The narrator justifies, in the beginning of this chapter, the novel's tendency to move from "serious" or tragic to "unserious" or comic stories, back and forth. The narrator argues that these shifts in the story are indicative of the quick shifts between tragedy and comedy that occur in real life. The narrator then moves on to describe Bumble, who is paying a visit to Mrs. Mann at the workhouse.
Occasionally, the narrator will break into the action to justify the way in which he tells the story. Here, the narrator plays with the reader's expectations for the tone of a Victorian novel; Dickens, unlike some other writers of the time, believed that comedic and tragic elements could be blended in a novel, without making the novel wholly comic or tragic.
Bumble has been charged with overseeing the transport of some paupers to London, where there will be a "settlement," or a return of these paupers to their originally registered location (since it was illegal in England, at this time, to travel if one was a pauper). Bumble then provides Mrs. Mann with her monthly stipend from the Anglican parish, and Mrs. Mann brings in Dick, Oliver's old friend from the workhouse, to speak with Bumble.

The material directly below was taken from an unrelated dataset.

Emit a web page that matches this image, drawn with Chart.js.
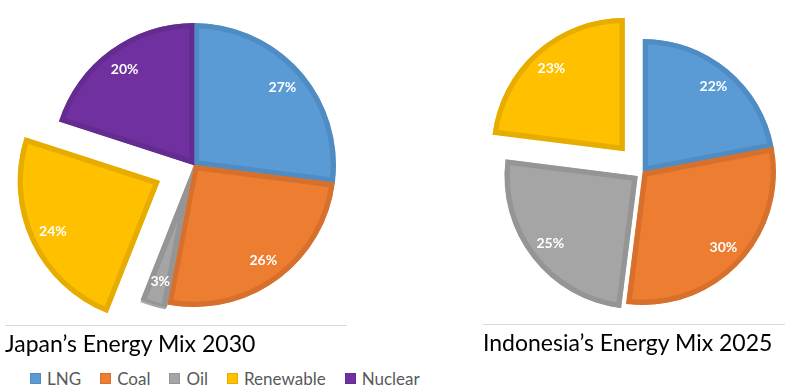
<!DOCTYPE html>
<html>
<head>
<meta charset="utf-8">
<script src="https://cdn.jsdelivr.net/npm/chart.js@4"></script>
<style>
  html, body { margin: 0; padding: 0; background: #fff; overflow: hidden; }
  body { width: 790px; height: 391px; position: relative; font-family: Lato, "Open Sans", sans-serif; }
  .box { position: absolute; }
  .title { position: absolute; border-top: 1px solid #d9d9d9; font-size: 23px; color: #000; padding-top: 3px; white-space: nowrap; }
  #legend { position: absolute; left: 30px; top: 368px; display: flex; font-size: 17px; color: #595959; white-space: nowrap; }
  #legend .item { display: flex; align-items: center; margin-right: 19px; }
  #legend .sw { width: 11px; height: 11px; margin-right: 6px; }
</style>
</head>
<body>
<div class="box" style="left:0;top:0;width:460px;height:330px"><canvas id="japanChart"></canvas></div>
<div class="box" style="left:470px;top:0;width:320px;height:344px"><canvas id="indoChart"></canvas></div>
<div class="title" style="left:5px;top:325px;width:342px">Japan’s Energy Mix 2030</div>
<div class="title" style="left:483px;top:324px;width:302px">Indonesia’s Energy Mix 2025</div>
<div id="legend"></div>

<script>
// data
const categories = ['LNG', 'Coal', 'Oil', 'Renewable', 'Nuclear'];
const japan2030 = [27, 26, 3, 24, 20];
const indonesia2025 = [22, 30, 25, 23, 0];

const fillColors = ['#5B9BD5', '#ED7D31', '#A5A5A5', '#FFC000', '#7030A0'];
const edgeColors = ['#4F8CC4', '#D6702C', '#959595', '#E6AD00', '#642B90'];

// how far each slice is pulled out (px)
const japanPull = [0, 0, 3, 38, 0];
const indoPull = [0, 0, 7, 28, 0];

// white % labels inside the slices
const sliceLabels = {
  id: 'sliceLabels',
  afterDatasetsDraw(chart) {
    const ctx = chart.ctx;
    const meta = chart.getDatasetMeta(0);
    const values = chart.data.datasets[0].data;
    ctx.save();
    ctx.font = 'bold 14px Lato, sans-serif';
    ctx.fillStyle = '#fff';
    ctx.textAlign = 'center';
    ctx.textBaseline = 'middle';
    meta.data.forEach((arc, i) => {
      if (!values[i]) return;
      const mid = (arc.startAngle + arc.endAngle) / 2;
      const shift = (arc.options.offset || 0) / 4;
      const r = arc.outerRadius * 0.83 + shift;
      ctx.fillText(values[i] + '%', arc.x + Math.cos(mid) * r, arc.y + Math.sin(mid) * r);
    });
    ctx.restore();
  }
};

function makePie(canvasId, values, pull, radius, padding) {
  return new Chart(document.getElementById(canvasId), {
    type: 'pie',
    data: {
      labels: categories,
      datasets: [{
        data: values,
        backgroundColor: fillColors,
        borderColor: edgeColors,
        borderWidth: 5,
        borderAlign: 'inner',
        offset: pull.map(p => p * 4)
      }]
    },
    options: {
      responsive: true,
      maintainAspectRatio: false,
      animation: false,
      events: [],
      radius: radius,
      layout: { padding: padding },
      plugins: {
        legend: { display: false },
        tooltip: { enabled: false }
      }
    },
    plugins: [sliceLabels]
  });
}

makePie('japanChart', japan2030, japanPull, 142, { left: 0, right: 72, top: 0, bottom: 0 });
makePie('indoChart', indonesia2025, indoPull, 133, { left: 26, right: 0, top: 0, bottom: 0 });

// legend
const legend = document.getElementById('legend');
categories.forEach((name, i) => {
  const item = document.createElement('div');
  item.className = 'item';
  item.innerHTML = `<span class="sw" style="background:${fillColors[i]};border:1px solid ${edgeColors[i]};box-sizing:border-box"></span>${name}`;
  legend.appendChild(item);
});
</script>
</body>
</html>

Another instance of Bumble's callousness. Bumble does not care at all if the paupers he is to take to London die en route. He cares only that he dispatches his job and gets paid for it. The paupers are nothing more than "objects" for him—something more akin to trash than to human beings.
Dick, who fears that he is dying, tells Bumble that, when he does die, he would like to leave his "love" for Oliver, since he has no other earthly possessions to bequeath anyone. Bumble sends Dick away, and becomes angry, in front of Mrs. Mann, that Oliver has encouraged this kind of "worship" among his friends at the workhouse.
Bumble, still agitated, travels to London on a cart with the paupers, and having deposited them in their rightful jurisdiction, he enters a pub, only to read in the paper a notice regarding Oliver, placed by Brownlow, and offering a five-guinea reward for any information regarding his location or life history. Bumble, excited at this development, immediately leaves the pub and seeks out Brownlow at his home.
Another of the novel's coincidences. It is hard to imagine it would be likely that Bumble would open the newspaper exactly to a notice regarding Oliver, the boy who has occupied his thoughts for some time—but Dickens needs these small coincidences to drive the plot of the novel.
Bumble is admitted to Brownlow's parlor, where Brownlow and Grimwig are sitting. Brownlow asks Bumble to tell what he knows of Oliver's past life, and Bumble unspools a slander about Oliver, claiming that the boy has always been a "bad seed" and a rabble-rouser. Grimwig feels he has been corroborated in his fears of Oliver's badness, and Brownlow, sadly, tells Mrs. Bedwin that Oliver was an "imposter."
Bumble seems poised only to do wrong—here, he arrives at exactly the worst moment, for Oliver's sake, and tells a series of lies which, when heard by Grimwig and Brownlow, seem to play into the pair's worst fears: that Oliver was a liar and a cheat, and that he pretended to be good only to steal from Brownlow, when the opportunity arose.
Mrs. Bedwin refuses to believe that Oliver is bad, but Grimwig is convinced, and Brownlow, with heavy heart, says he never wishes to hear any more about Oliver for as long as he lives. Bumble leaves, and there are "sad hearts" at the Brownlow home that night.
An important scene. Mrs. Bedwin, alone in Brownlow's house, cannot accept that Oliver is bad, because she feels she has seen into his soul, and has appreciated the goodness of his heart. Mrs. Bedwin will, of course, be vindicated in her belief.